Collect each line containing "that".

## start ENTRIES PROVIDED

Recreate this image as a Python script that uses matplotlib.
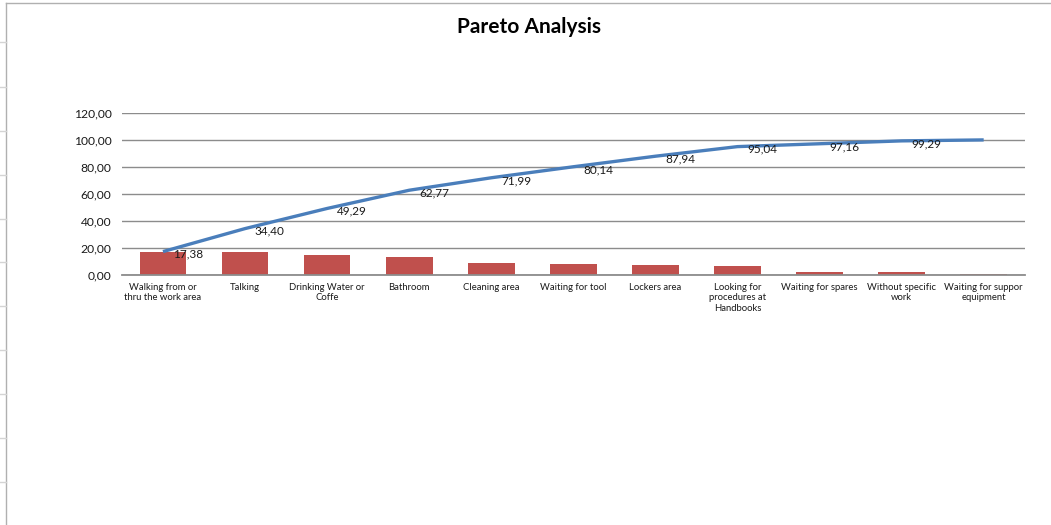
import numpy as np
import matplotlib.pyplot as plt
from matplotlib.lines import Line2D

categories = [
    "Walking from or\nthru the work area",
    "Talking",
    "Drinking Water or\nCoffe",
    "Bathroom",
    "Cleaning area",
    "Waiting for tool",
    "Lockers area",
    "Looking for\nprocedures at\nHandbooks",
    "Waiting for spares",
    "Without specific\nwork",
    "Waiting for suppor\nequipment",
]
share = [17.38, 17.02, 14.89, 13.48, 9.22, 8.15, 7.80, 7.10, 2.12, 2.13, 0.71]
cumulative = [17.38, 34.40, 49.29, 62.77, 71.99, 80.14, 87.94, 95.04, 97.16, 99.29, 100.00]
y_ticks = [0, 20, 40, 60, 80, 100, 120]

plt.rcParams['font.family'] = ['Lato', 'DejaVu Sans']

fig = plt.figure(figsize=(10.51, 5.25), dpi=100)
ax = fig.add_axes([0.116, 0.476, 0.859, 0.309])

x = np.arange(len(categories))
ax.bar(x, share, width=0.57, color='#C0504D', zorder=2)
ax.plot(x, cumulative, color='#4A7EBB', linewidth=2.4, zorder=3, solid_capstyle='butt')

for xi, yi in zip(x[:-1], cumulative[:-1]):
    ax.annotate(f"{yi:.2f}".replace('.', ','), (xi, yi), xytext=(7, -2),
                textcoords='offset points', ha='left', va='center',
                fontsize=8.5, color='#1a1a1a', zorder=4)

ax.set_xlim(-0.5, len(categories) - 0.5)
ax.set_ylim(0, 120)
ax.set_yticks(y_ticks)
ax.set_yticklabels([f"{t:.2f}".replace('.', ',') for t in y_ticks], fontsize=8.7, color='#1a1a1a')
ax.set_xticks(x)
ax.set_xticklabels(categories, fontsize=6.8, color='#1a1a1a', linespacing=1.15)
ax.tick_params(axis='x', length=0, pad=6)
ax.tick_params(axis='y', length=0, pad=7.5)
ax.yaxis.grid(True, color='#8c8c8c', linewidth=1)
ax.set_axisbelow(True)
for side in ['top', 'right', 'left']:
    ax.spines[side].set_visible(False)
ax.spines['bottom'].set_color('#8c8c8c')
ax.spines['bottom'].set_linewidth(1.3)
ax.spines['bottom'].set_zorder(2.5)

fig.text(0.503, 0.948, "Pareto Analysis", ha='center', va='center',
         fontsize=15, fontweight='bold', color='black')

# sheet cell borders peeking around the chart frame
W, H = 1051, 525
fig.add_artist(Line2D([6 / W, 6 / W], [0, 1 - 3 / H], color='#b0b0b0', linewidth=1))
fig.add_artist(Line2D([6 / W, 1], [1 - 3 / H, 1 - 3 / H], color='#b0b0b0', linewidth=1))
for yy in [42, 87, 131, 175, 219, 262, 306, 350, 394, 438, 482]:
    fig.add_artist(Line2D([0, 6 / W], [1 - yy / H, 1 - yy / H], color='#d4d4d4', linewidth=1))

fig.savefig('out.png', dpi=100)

## end ENTRIES PROVIDED
## start ENTRIES PROVIDED

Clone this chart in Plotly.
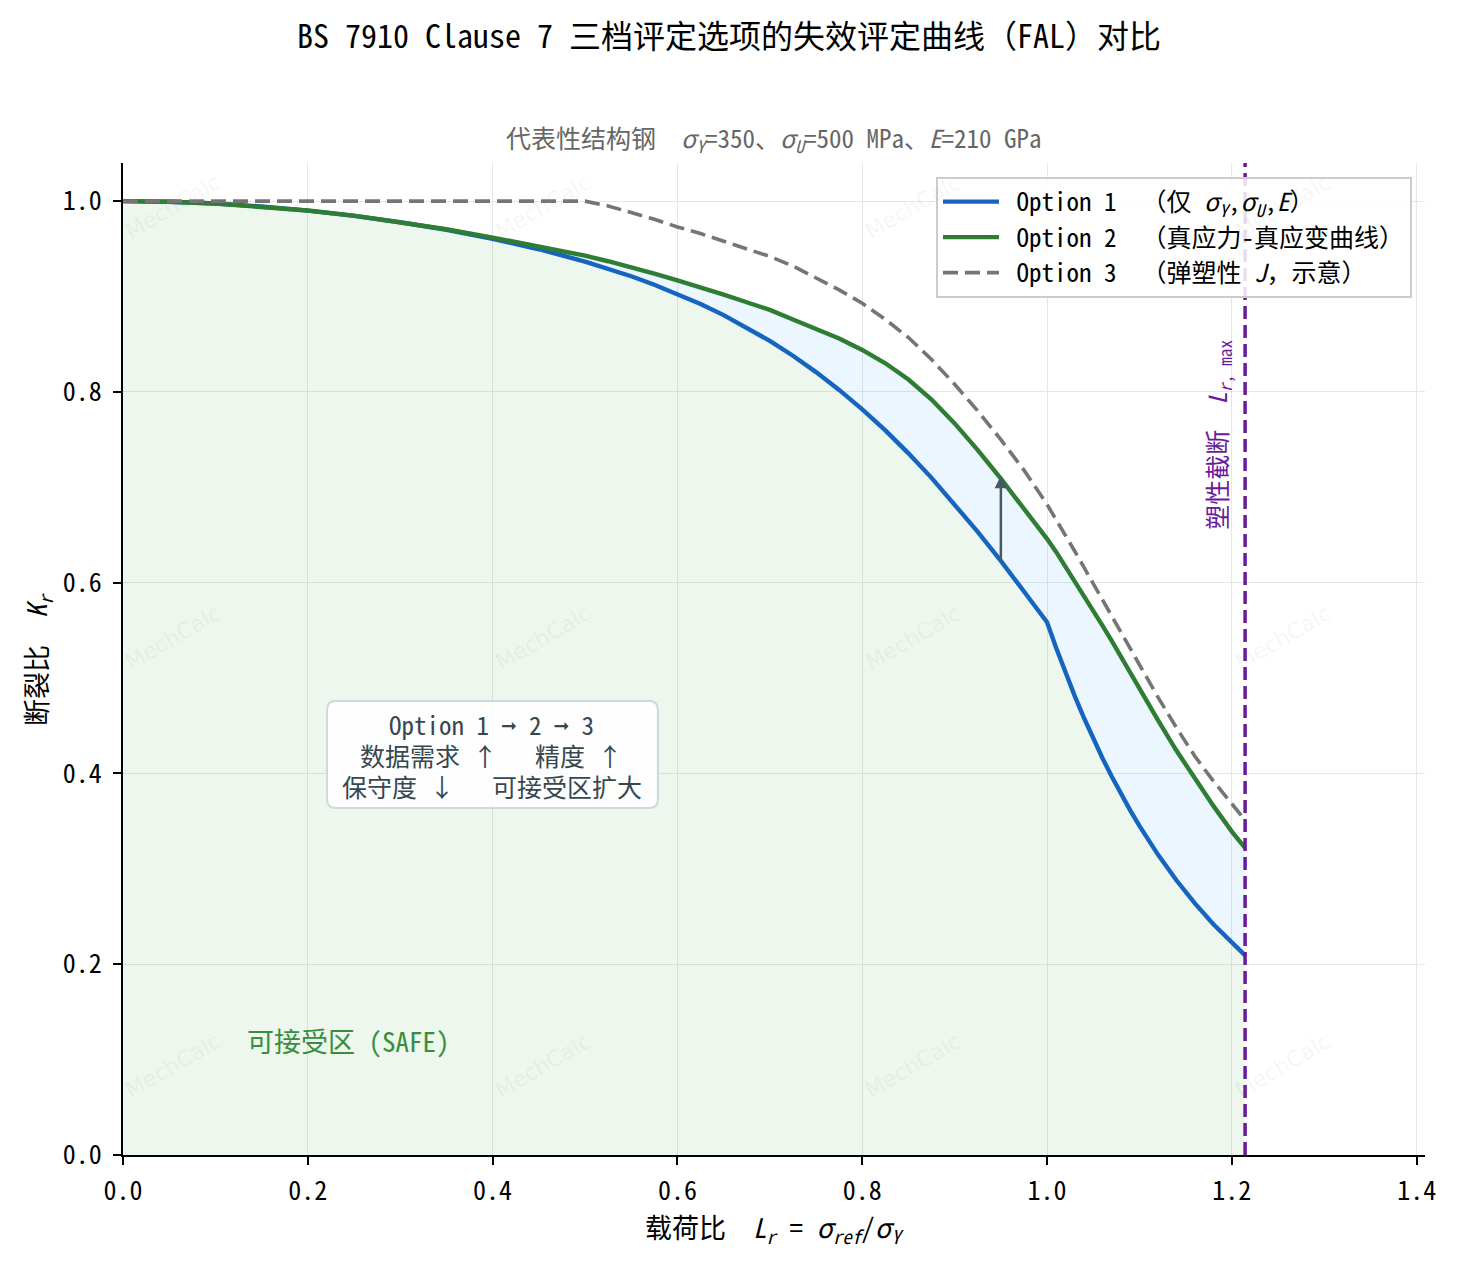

## end ENTRIES PROVIDED
## start ENTRIES PROVIDED

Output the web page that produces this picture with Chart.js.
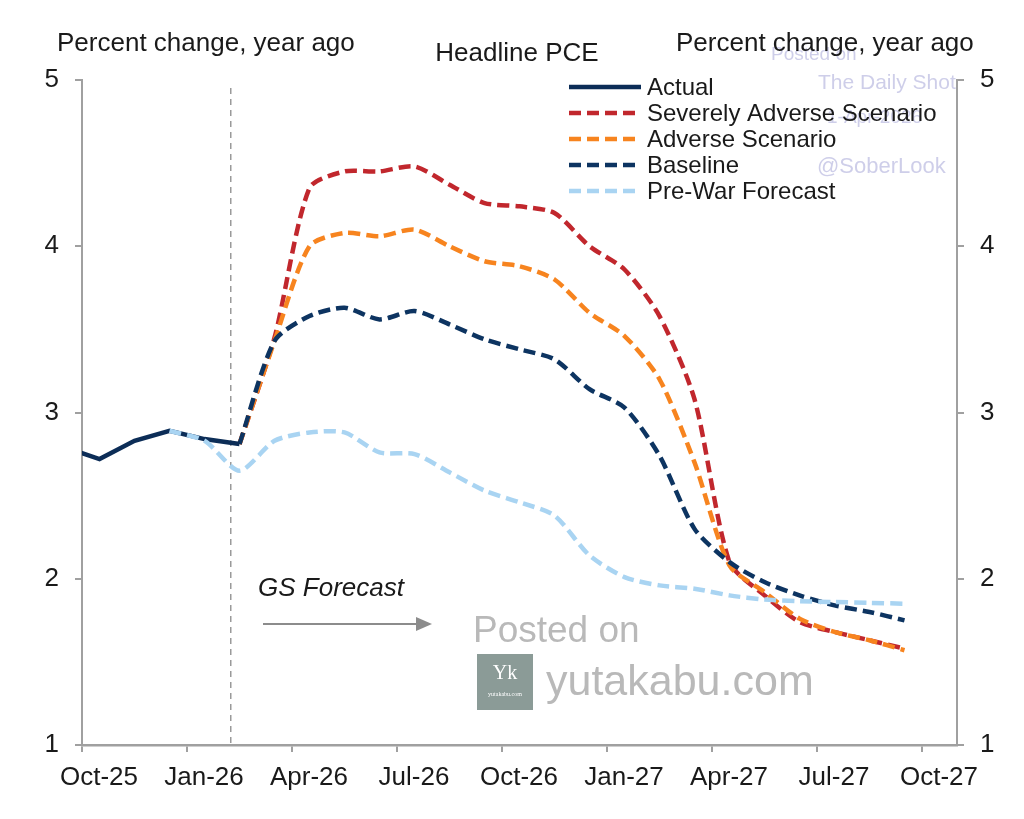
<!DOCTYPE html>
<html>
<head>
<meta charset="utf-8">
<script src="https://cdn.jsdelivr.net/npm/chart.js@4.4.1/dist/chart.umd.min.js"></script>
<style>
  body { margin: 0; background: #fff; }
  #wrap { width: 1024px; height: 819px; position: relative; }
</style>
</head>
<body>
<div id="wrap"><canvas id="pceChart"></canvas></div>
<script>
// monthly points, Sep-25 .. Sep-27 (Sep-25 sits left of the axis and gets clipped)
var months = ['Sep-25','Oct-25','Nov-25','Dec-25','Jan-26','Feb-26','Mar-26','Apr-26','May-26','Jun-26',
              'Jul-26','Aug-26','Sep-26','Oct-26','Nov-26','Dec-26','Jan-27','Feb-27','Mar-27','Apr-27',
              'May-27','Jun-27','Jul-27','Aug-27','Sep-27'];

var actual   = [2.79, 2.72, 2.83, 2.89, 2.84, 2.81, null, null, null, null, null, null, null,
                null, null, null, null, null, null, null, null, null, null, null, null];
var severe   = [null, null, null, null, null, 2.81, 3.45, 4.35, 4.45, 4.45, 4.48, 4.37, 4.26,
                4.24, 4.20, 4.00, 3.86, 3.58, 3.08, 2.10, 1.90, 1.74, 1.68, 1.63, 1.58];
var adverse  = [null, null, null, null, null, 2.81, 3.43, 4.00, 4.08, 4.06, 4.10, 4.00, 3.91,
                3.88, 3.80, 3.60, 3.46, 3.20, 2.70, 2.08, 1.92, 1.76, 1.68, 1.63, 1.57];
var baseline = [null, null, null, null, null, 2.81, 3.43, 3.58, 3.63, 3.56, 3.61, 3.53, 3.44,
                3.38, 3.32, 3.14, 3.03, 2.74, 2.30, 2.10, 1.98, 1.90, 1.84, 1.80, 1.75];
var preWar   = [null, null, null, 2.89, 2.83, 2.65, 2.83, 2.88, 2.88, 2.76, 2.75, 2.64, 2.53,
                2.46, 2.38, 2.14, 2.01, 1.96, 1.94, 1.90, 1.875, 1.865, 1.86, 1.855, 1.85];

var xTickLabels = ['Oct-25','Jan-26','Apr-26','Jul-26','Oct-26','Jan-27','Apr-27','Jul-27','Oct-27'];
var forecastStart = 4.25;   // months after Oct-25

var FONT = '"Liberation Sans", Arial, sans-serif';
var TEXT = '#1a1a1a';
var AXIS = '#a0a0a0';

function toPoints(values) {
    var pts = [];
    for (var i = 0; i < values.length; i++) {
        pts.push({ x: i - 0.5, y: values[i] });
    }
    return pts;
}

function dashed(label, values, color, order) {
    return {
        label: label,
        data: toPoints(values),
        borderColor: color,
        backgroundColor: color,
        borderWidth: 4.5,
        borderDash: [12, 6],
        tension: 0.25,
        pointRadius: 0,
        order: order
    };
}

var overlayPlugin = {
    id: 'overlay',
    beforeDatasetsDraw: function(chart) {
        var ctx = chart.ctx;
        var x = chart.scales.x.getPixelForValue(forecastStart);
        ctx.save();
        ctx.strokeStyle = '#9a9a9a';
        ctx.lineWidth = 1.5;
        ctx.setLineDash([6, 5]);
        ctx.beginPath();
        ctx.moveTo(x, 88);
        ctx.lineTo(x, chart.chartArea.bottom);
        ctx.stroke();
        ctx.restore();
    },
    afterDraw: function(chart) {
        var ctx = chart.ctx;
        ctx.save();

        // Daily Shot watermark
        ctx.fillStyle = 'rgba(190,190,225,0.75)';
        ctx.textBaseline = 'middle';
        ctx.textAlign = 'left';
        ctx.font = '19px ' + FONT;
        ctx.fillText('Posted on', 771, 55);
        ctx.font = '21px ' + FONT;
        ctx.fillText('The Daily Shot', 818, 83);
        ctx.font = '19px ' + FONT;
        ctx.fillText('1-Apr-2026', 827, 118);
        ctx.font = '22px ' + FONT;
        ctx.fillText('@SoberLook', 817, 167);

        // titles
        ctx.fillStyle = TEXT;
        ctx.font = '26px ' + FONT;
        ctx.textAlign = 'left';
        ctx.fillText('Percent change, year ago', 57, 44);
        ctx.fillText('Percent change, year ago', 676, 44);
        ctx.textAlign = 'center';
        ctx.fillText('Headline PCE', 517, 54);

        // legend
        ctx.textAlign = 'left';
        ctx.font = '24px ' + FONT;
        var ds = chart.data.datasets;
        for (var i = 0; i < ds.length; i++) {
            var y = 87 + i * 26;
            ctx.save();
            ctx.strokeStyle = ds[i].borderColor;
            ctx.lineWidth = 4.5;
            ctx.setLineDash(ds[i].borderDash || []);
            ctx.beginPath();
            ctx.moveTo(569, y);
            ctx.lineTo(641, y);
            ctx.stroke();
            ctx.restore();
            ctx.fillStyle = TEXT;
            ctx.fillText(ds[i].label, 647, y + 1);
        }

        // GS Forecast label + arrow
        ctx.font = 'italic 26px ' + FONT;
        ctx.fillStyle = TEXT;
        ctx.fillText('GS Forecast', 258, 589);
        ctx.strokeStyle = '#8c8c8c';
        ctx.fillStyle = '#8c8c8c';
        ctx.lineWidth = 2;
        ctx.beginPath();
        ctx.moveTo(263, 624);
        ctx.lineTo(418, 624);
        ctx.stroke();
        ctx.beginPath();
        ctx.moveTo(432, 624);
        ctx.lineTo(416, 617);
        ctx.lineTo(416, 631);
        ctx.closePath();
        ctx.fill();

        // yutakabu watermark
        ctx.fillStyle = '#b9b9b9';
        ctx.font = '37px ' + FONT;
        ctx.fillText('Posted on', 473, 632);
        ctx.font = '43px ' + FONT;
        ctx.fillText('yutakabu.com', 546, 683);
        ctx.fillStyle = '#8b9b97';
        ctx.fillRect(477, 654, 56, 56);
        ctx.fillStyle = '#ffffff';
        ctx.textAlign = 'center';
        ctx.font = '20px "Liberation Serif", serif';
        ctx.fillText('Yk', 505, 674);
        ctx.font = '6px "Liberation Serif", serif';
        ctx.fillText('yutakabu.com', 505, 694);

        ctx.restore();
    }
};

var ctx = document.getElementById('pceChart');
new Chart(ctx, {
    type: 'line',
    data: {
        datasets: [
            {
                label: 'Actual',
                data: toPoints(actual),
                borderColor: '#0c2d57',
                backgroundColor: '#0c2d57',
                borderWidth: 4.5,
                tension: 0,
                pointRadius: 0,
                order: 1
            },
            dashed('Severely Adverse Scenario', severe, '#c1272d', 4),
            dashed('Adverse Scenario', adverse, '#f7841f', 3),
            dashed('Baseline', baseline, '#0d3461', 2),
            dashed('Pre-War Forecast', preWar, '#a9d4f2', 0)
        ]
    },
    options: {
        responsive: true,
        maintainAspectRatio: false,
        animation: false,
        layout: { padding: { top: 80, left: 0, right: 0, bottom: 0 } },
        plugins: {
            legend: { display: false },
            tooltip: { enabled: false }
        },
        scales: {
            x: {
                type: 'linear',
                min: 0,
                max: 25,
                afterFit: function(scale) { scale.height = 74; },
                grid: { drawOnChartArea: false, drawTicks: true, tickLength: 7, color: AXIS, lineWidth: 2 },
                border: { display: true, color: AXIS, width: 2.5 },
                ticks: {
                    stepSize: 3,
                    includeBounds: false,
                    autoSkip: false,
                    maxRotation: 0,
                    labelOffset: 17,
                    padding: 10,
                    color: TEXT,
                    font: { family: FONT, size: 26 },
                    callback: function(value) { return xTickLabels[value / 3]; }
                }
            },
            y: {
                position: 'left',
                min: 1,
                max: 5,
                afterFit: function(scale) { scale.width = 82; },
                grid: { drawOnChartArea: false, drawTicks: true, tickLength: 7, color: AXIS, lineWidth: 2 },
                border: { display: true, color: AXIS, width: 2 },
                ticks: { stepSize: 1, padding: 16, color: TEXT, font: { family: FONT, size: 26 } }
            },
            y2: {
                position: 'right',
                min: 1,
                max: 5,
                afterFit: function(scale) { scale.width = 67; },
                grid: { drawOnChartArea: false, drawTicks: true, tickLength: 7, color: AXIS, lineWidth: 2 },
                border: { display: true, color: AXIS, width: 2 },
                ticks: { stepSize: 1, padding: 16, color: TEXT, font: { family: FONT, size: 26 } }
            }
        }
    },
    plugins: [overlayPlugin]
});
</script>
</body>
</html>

## end ENTRIES PROVIDED

§ RESULT BELOW:
Recreate this image as a Python script that uses matplotlib.
Output the web page that produces this picture with Chart.js.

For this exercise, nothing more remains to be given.